▸ **The task**:
Reproduce nothing but the lines from the start of the material through the line that includes "import seaborn as sns", both ends included, and omit every picture.

▸ **Recorded data**:

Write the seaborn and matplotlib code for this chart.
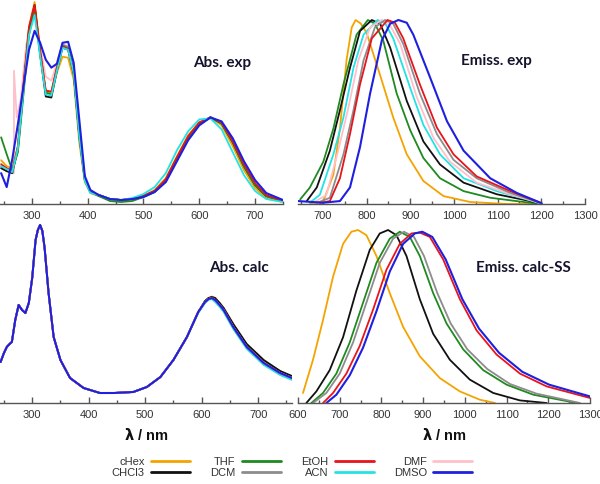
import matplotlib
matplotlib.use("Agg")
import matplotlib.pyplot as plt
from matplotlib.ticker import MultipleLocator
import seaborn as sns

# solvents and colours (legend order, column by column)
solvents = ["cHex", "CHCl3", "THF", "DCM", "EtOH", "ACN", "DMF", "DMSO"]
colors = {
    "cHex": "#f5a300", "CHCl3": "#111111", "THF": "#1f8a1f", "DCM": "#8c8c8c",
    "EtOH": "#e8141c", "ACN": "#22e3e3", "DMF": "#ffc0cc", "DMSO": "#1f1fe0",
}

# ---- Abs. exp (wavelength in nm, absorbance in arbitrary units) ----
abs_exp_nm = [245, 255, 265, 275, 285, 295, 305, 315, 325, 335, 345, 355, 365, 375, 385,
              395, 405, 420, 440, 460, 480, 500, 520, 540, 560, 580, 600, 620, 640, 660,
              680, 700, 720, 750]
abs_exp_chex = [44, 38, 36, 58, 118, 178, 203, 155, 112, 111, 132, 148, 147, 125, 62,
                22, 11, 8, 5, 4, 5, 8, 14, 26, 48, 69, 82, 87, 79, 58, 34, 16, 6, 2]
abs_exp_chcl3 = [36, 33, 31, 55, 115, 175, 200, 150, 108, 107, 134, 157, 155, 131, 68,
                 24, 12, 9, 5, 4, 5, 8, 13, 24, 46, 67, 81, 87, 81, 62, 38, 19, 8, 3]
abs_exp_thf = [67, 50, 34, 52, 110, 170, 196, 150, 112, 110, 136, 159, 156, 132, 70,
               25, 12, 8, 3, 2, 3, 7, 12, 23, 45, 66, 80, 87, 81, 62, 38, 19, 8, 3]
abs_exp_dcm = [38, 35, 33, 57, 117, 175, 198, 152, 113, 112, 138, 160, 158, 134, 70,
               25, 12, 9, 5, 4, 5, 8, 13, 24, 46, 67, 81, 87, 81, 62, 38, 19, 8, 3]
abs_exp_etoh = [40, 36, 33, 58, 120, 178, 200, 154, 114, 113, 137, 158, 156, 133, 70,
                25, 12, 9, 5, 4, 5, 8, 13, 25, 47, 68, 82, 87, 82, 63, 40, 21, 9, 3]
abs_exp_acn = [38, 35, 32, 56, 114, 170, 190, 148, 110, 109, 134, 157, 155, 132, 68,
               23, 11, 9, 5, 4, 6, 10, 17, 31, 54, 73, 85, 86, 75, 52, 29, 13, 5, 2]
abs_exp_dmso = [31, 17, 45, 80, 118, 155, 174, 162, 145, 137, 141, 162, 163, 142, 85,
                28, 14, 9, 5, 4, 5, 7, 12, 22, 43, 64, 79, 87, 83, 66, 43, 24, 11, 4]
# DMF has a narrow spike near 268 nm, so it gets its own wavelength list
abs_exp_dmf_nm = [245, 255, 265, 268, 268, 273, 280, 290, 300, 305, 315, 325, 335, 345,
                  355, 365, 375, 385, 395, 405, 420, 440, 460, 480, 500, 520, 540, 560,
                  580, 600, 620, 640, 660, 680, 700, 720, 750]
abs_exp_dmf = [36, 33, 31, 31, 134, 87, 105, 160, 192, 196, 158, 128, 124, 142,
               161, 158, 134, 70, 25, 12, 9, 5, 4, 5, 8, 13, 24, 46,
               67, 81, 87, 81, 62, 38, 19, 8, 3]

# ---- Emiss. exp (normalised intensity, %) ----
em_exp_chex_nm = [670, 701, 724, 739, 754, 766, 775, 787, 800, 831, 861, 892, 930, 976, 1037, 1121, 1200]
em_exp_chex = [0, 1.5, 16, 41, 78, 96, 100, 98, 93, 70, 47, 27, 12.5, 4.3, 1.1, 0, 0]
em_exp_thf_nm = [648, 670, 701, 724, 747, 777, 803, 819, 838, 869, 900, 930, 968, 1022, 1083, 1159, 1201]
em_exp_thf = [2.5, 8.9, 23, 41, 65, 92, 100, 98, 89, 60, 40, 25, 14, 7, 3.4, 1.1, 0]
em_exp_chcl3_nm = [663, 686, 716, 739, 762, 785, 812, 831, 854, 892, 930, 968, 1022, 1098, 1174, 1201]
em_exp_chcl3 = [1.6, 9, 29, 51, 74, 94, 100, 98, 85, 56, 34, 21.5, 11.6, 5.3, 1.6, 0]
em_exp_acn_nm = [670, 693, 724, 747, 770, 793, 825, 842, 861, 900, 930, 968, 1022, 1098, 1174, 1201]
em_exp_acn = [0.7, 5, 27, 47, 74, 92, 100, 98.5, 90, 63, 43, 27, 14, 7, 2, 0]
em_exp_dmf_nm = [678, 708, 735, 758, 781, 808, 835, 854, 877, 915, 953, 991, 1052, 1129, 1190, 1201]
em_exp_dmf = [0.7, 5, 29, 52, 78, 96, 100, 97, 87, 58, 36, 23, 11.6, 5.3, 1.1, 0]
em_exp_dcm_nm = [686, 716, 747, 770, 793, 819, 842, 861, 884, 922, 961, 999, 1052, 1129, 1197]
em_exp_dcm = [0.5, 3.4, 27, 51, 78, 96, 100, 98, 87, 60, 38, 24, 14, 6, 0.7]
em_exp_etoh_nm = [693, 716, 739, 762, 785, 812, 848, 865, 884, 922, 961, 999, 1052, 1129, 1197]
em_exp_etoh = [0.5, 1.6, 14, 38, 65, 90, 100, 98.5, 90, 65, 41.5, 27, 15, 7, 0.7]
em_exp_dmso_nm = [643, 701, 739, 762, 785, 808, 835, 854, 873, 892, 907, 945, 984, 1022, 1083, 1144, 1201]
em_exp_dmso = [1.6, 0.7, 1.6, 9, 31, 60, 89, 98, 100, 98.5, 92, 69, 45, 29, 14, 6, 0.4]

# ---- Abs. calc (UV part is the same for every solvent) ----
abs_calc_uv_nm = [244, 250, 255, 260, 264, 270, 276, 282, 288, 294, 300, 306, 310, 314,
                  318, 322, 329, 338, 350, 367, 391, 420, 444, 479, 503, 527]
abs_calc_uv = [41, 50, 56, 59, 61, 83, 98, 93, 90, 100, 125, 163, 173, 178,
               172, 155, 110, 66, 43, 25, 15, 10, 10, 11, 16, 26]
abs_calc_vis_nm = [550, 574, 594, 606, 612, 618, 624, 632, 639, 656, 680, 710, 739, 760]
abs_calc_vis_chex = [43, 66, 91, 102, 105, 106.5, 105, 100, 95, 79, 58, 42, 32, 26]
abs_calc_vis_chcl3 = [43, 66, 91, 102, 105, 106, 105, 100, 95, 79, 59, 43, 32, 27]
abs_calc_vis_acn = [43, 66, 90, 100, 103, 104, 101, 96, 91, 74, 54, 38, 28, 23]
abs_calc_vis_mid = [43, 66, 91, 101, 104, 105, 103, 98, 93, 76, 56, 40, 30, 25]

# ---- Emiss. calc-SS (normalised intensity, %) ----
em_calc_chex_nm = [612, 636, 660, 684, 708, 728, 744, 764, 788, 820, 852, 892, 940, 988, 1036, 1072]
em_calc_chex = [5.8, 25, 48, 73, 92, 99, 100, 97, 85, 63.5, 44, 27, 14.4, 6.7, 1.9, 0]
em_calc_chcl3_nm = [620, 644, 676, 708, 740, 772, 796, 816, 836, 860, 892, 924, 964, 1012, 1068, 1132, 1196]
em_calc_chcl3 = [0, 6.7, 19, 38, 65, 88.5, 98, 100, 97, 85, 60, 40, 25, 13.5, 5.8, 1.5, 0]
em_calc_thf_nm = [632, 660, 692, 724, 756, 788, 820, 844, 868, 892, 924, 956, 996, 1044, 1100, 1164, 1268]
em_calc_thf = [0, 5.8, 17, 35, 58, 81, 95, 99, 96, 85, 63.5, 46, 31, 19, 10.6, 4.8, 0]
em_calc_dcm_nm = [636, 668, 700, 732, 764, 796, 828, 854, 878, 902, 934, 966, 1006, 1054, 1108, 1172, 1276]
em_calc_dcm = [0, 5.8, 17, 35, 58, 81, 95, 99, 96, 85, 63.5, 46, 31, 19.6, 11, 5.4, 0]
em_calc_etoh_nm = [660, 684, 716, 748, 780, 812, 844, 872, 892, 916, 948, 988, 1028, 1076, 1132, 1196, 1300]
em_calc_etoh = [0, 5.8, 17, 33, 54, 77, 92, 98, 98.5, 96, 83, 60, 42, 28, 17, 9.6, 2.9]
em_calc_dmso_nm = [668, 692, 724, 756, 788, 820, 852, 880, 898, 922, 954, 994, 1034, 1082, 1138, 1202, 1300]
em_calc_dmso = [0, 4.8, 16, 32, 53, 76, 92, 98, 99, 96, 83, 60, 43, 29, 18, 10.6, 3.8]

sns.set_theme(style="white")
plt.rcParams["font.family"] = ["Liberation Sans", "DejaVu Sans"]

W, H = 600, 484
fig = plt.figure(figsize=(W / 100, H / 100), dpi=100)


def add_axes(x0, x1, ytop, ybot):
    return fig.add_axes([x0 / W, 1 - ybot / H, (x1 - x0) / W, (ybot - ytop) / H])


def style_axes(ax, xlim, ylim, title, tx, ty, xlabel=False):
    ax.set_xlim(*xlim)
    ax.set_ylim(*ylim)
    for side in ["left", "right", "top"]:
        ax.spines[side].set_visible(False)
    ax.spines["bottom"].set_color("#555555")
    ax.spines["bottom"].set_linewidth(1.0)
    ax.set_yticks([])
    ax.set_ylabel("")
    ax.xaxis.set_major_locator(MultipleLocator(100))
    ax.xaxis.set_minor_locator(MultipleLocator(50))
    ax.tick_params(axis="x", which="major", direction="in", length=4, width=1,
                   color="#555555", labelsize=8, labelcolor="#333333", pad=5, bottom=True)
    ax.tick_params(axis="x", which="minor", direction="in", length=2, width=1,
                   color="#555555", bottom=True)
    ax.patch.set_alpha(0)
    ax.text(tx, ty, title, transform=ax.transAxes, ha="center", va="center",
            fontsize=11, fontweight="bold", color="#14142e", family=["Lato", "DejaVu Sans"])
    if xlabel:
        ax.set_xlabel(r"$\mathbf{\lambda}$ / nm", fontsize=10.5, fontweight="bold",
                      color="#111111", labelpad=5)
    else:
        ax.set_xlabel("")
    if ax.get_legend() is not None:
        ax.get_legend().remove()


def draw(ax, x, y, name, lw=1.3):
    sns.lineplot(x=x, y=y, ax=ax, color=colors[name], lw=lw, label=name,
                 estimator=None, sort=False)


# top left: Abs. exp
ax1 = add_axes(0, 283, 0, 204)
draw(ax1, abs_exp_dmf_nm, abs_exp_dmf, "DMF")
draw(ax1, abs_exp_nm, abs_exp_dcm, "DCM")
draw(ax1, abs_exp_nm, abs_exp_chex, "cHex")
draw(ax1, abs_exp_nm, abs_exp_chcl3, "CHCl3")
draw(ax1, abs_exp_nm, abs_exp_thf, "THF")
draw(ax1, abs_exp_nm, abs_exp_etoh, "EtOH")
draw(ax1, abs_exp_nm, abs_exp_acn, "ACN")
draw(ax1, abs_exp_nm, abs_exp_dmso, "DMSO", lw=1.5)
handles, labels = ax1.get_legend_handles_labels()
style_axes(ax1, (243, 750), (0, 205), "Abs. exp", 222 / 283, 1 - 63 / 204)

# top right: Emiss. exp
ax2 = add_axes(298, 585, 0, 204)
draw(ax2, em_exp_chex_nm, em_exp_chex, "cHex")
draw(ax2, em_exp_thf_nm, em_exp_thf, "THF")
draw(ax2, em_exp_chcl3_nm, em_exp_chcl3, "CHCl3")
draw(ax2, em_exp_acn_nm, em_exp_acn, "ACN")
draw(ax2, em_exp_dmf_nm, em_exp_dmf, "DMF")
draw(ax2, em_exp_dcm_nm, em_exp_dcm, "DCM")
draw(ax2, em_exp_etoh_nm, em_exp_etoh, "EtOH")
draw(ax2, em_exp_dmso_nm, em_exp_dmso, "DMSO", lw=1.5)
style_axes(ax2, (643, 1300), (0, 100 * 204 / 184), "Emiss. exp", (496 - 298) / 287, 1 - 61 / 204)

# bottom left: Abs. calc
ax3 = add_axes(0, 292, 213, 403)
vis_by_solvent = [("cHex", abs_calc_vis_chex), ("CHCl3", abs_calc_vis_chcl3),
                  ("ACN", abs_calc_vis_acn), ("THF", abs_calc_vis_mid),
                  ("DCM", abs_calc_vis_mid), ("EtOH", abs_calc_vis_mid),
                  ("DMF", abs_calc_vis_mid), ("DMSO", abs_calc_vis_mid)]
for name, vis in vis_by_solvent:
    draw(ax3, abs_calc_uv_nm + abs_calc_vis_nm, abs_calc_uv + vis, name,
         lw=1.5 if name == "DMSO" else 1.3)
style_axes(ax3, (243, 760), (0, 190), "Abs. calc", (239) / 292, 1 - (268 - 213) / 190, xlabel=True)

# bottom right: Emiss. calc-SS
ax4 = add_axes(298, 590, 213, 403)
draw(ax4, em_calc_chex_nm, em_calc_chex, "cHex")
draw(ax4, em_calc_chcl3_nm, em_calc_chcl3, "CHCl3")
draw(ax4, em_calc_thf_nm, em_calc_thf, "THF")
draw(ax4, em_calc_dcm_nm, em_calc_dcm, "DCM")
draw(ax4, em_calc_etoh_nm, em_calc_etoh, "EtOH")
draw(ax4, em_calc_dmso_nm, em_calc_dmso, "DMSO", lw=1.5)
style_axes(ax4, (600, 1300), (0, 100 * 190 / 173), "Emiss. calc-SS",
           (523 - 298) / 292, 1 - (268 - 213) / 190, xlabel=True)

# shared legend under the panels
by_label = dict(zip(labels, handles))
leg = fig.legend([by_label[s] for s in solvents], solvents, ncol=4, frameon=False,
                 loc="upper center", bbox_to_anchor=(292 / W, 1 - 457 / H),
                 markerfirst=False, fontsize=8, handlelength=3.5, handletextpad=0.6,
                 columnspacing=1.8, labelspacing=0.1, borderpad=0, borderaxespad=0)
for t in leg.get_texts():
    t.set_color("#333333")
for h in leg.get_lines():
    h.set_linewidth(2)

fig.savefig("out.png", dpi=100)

▸ **Task output**:
Write the seaborn and matplotlib code for this chart.
import matplotlib
matplotlib.use("Agg")
import matplotlib.pyplot as plt
from matplotlib.ticker import MultipleLocator
import seaborn as sns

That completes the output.